Nell’allestimento del Teatro stabile del Friuli Venezia Giulia, Calenda compie un ulteriore passo pirandelliano non solo riportando l’Edipo sul palco, ma rendendolo un paziente in analisi che si addentra fra le ombre della propria psiche. Franco Branciaroli, nei panni di questo personaggio altamente sveviano, dona al pubblico emozioni continue: contorcendosi sul lettino della seduta, rende universalmente intelligibile l’inquietudine dell’essere umano, condensa le paure e i limiti dell’individuo in un corpo prigione dal quale l’essenza interiore scalpita per uscire.

Ogni sua contrazione, ogni suo lamento, ogni suo ricordo, lo avvicinano al suo conflitto interiore procurando quel dolore e quella sofferenza che possono provare tutti coloro che si addentrano nel proprio percorso esistenziale. Tale universalità è rafforzata dalla convergenza di ulteriori personaggi/complessi psicologici che prendono vita in Edipo stesso come fossero un unico discorso interiore del paziente.

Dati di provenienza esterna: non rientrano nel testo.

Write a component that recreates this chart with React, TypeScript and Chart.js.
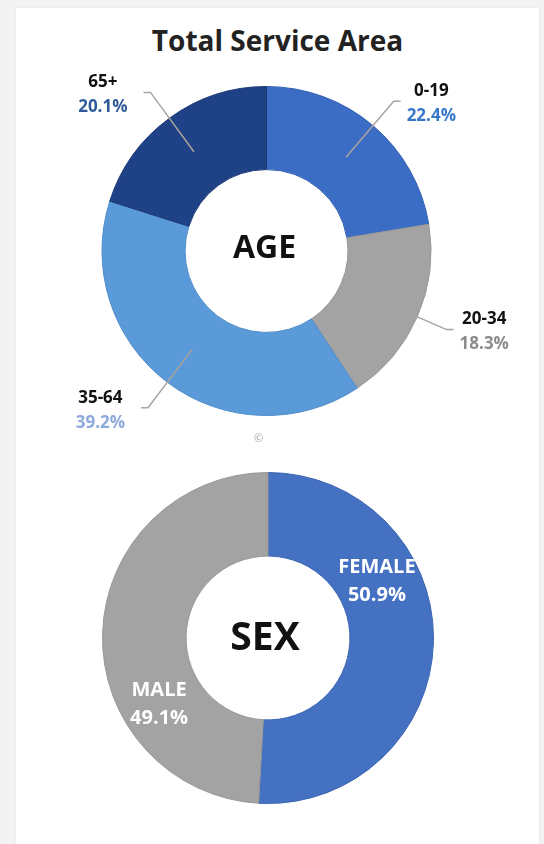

Franco Branciaroli interpreta Edipo

Il momento di trance in cui Branciaroli lascia spazio a Tiresia evoca il rapporto con la consapevolezza: l’uomo conosce i nodi interni del proprio conflitto ma spesso non li vuole vedere. Il tema del vedere, che accompagna tutta la messa in scena, risulta molto evidente nel mito di Tiresia che fu accecato da Atena proprio per aver visto ciò che agli uomini non è consentito: il corpo della dea nudo. In seguito alle suppliche della madre di Tiresia, Atena decise di acuirgli le orecchie, tramutandolo in uno dei più importanti indovini della storia. Anche Edipo perderà la vista, sarà lui stesso a privarsene dopo aver osato guardare dentro di sé.

Attraverso Giocasta, invece, emergono ulteriori sfaccettature del senso di colpa che vengono magistralmente rappresentate durante il rapporto sessuale tra Edipo e sua madre: Branciaroli rende vivi due corpi brutalmente avvinghiati, ricordando allo spettatore la turpe origine di quell’unione.
Giocasta appare con una nota noir evocata anche da Creonte che, con l’impermeabile lungo e la sigaretta accesa, propone una visione del potere contrastante con quella del re.

Il coro appare e scompare tra luci soffuse e ombre lontane, si fonde in un unico corpo per poi disgregarsi e assumere la forma a volte dei fantasmi della mente, altre del collegamento con la dimensione reale.
La scena di Pier Paolo Bisleri accentua il senso di prigionia della psiche, ponendo i personaggi in una scatola nera nella quale, di tanto in tanto, si apre uno spiraglio luminoso per far trasparire ulteriori ombre.
Sul finale scende un emblematico drappo bianco pregno di significati; nella scatola nera dell’inconscio viene abbattuta una parete, lasciando così intravedere una via di fuga, quella del ruolo. Nonostante tutto, Edipo fu un grande re.